*Written request*. Return each line of the listing below, unchanged, and omit the images.

*Given material*.
___

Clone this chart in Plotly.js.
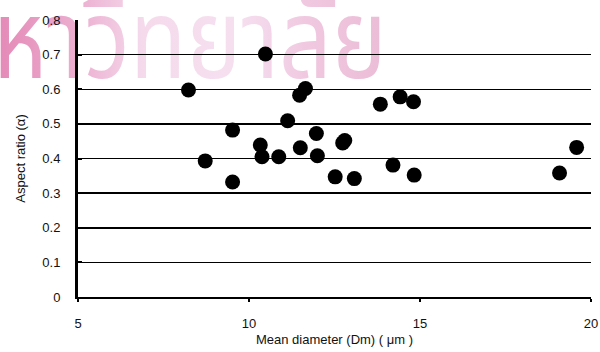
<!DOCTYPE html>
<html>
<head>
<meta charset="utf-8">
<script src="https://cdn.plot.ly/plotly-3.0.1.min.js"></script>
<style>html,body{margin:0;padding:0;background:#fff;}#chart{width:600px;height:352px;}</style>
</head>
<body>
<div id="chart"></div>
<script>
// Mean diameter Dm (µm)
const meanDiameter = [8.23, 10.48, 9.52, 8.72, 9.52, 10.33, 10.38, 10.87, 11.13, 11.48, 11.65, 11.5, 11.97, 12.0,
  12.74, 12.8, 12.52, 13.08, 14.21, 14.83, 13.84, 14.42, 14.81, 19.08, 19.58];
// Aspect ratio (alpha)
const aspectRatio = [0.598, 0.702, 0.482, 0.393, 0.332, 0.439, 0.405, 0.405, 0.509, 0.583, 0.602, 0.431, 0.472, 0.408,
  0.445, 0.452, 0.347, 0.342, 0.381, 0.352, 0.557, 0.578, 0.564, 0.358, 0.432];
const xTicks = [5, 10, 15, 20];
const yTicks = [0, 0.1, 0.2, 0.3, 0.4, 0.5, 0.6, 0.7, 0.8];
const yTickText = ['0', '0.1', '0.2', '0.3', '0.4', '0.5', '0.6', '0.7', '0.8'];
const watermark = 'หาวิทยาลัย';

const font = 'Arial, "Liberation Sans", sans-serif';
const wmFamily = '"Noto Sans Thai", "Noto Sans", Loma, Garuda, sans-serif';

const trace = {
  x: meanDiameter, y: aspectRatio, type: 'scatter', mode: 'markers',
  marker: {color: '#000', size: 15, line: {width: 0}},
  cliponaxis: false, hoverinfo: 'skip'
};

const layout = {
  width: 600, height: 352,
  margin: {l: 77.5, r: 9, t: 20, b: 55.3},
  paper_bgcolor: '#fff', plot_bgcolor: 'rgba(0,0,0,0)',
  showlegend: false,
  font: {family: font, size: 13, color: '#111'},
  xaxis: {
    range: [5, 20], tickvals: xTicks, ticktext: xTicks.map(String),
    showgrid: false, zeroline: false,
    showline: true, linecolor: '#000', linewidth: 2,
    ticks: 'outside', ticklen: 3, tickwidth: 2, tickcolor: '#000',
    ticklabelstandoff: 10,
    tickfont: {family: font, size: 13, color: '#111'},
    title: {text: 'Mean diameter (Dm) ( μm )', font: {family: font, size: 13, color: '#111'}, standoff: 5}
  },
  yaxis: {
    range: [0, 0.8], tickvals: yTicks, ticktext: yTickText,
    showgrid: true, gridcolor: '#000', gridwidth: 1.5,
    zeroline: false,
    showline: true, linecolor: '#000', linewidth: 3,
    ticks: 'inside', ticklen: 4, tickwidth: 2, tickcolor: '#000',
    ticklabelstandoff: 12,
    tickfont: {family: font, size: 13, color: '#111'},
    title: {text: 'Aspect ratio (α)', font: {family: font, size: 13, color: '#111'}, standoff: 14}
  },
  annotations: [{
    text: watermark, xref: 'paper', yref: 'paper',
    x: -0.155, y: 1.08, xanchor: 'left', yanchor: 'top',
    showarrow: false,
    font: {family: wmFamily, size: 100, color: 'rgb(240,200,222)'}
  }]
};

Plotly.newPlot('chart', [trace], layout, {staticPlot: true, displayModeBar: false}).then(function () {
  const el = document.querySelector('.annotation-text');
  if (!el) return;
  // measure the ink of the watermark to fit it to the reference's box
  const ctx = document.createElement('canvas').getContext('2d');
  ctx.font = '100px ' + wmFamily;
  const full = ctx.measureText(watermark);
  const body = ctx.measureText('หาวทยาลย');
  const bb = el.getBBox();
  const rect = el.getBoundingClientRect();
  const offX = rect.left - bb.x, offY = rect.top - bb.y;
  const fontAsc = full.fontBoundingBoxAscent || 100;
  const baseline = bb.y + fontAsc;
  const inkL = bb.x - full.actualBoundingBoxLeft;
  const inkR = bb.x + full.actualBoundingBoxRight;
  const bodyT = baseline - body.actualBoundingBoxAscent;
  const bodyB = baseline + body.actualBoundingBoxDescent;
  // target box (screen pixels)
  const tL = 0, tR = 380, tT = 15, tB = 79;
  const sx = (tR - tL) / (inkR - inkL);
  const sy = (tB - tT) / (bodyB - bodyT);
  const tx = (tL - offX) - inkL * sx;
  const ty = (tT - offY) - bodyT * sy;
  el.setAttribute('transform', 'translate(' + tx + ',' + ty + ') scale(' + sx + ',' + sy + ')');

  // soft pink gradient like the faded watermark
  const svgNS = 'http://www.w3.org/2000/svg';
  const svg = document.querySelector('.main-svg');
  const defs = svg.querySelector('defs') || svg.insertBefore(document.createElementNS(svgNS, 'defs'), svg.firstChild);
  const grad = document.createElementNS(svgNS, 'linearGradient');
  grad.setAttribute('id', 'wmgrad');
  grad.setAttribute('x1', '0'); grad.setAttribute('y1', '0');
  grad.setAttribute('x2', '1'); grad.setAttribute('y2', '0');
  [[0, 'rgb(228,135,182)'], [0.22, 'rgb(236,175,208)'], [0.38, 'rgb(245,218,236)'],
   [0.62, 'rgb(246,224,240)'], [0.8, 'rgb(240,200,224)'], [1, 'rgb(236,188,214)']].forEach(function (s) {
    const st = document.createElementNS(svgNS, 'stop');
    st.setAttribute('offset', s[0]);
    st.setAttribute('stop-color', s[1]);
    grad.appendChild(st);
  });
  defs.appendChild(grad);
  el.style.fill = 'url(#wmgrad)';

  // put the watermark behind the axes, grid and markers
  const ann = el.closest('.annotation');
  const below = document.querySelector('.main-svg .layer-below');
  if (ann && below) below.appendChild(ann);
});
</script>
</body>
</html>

___

*Result for this task*.
Clone this chart in Plotly.js.
<!DOCTYPE html>
<html>
<head>
<meta charset="utf-8">
<script src="https://cdn.plot.ly/plotly-3.0.1.min.js"></script>
<style>html,body{margin:0;padding:0;background:#fff;}#chart{width:600px;height:352px;}</style>
</head>
<body>
<div id="chart"></div>
<script>
// Mean diameter Dm (µm)
const meanDiameter = [8.23, 10.48, 9.52, 8.72, 9.52, 10.33, 10.38, 10.87, 11.13, 11.48, 11.65, 11.5, 11.97, 12.0,
  12.74, 12.8, 12.52, 13.08, 14.21, 14.83, 13.84, 14.42, 14.81, 19.08, 19.58];
// Aspect ratio (alpha)
const aspectRatio = [0.598, 0.702, 0.482, 0.393, 0.332, 0.439, 0.405, 0.405, 0.509, 0.583, 0.602, 0.431, 0.472, 0.408,
  0.445, 0.452, 0.347, 0.342, 0.381, 0.352, 0.557, 0.578, 0.564, 0.358, 0.432];
const xTicks = [5, 10, 15, 20];
const yTicks = [0, 0.1, 0.2, 0.3, 0.4, 0.5, 0.6, 0.7, 0.8];
const yTickText = ['0', '0.1', '0.2', '0.3', '0.4', '0.5', '0.6', '0.7', '0.8'];
const watermark = 'หาวิทยาลัย';

const font = 'Arial, "Liberation Sans", sans-serif';
const wmFamily = '"Noto Sans Thai", "Noto Sans", Loma, Garuda, sans-serif';

const trace = {
  x: meanDiameter, y: aspectRatio, type: 'scatter', mode: 'markers',
  marker: {color: '#000', size: 15, line: {width: 0}},
  cliponaxis: false, hoverinfo: 'skip'
};

const layout = {
  width: 600, height: 352,
  margin: {l: 77.5, r: 9, t: 20, b: 55.3},
  paper_bgcolor: '#fff', plot_bgcolor: 'rgba(0,0,0,0)',
  showlegend: false,
  font: {family: font, size: 13, color: '#111'},
  xaxis: {
    range: [5, 20], tickvals: xTicks, ticktext: xTicks.map(String),
    showgrid: false, zeroline: false,
    showline: true, linecolor: '#000', linewidth: 2,
    ticks: 'outside', ticklen: 3, tickwidth: 2, tickcolor: '#000',
    ticklabelstandoff: 10,
    tickfont: {family: font, size: 13, color: '#111'},
    title: {text: 'Mean diameter (Dm) ( μm )', font: {family: font, size: 13, color: '#111'}, standoff: 5}
  },
  yaxis: {
    range: [0, 0.8], tickvals: yTicks, ticktext: yTickText,
    showgrid: true, gridcolor: '#000', gridwidth: 1.5,
    zeroline: false,
    showline: true, linecolor: '#000', linewidth: 3,
    ticks: 'inside', ticklen: 4, tickwidth: 2, tickcolor: '#000',
    ticklabelstandoff: 12,
    tickfont: {family: font, size: 13, color: '#111'},
    title: {text: 'Aspect ratio (α)', font: {family: font, size: 13, color: '#111'}, standoff: 14}
  },
  annotations: [{
    text: watermark, xref: 'paper', yref: 'paper',
    x: -0.155, y: 1.08, xanchor: 'left', yanchor: 'top',
    showarrow: false,
    font: {family: wmFamily, size: 100, color: 'rgb(240,200,222)'}
  }]
};

Plotly.newPlot('chart', [trace], layout, {staticPlot: true, displayModeBar: false}).then(function () {
  const el = document.querySelector('.annotation-text');
  if (!el) return;
  // measure the ink of the watermark to fit it to the reference's box
  const ctx = document.createElement('canvas').getContext('2d');
  ctx.font = '100px ' + wmFamily;
  const full = ctx.measureText(watermark);
  const body = ctx.measureText('หาวทยาลย');
  const bb = el.getBBox();
  const rect = el.getBoundingClientRect();
  const offX = rect.left - bb.x, offY = rect.top - bb.y;
  const fontAsc = full.fontBoundingBoxAscent || 100;
  const baseline = bb.y + fontAsc;
  const inkL = bb.x - full.actualBoundingBoxLeft;
  const inkR = bb.x + full.actualBoundingBoxRight;
  const bodyT = baseline - body.actualBoundingBoxAscent;
  const bodyB = baseline + body.actualBoundingBoxDescent;
  // target box (screen pixels)
  const tL = 0, tR = 380, tT = 15, tB = 79;
  const sx = (tR - tL) / (inkR - inkL);
  const sy = (tB - tT) / (bodyB - bodyT);
  const tx = (tL - offX) - inkL * sx;
  const ty = (tT - offY) - bodyT * sy;
  el.setAttribute('transform', 'translate(' + tx + ',' + ty + ') scale(' + sx + ',' + sy + ')');

  // soft pink gradient like the faded watermark
  const svgNS = 'http://www.w3.org/2000/svg';
  const svg = document.querySelector('.main-svg');
  const defs = svg.querySelector('defs') || svg.insertBefore(document.createElementNS(svgNS, 'defs'), svg.firstChild);
  const grad = document.createElementNS(svgNS, 'linearGradient');
  grad.setAttribute('id', 'wmgrad');
  grad.setAttribute('x1', '0'); grad.setAttribute('y1', '0');
  grad.setAttribute('x2', '1'); grad.setAttribute('y2', '0');
  [[0, 'rgb(228,135,182)'], [0.22, 'rgb(236,175,208)'], [0.38, 'rgb(245,218,236)'],
   [0.62, 'rgb(246,224,240)'], [0.8, 'rgb(240,200,224)'], [1, 'rgb(236,188,214)']].forEach(function (s) {
    const st = document.createElementNS(svgNS, 'stop');
    st.setAttribute('offset', s[0]);
    st.setAttribute('stop-color', s[1]);
    grad.appendChild(st);
  });
  defs.appendChild(grad);
  el.style.fill = 'url(#wmgrad)';

  // put the watermark behind the axes, grid and markers
  const ann = el.closest('.annotation');
  const below = document.querySelector('.main-svg .layer-below');
  if (ann && below) below.appendChild(ann);
});
</script>
</body>
</html>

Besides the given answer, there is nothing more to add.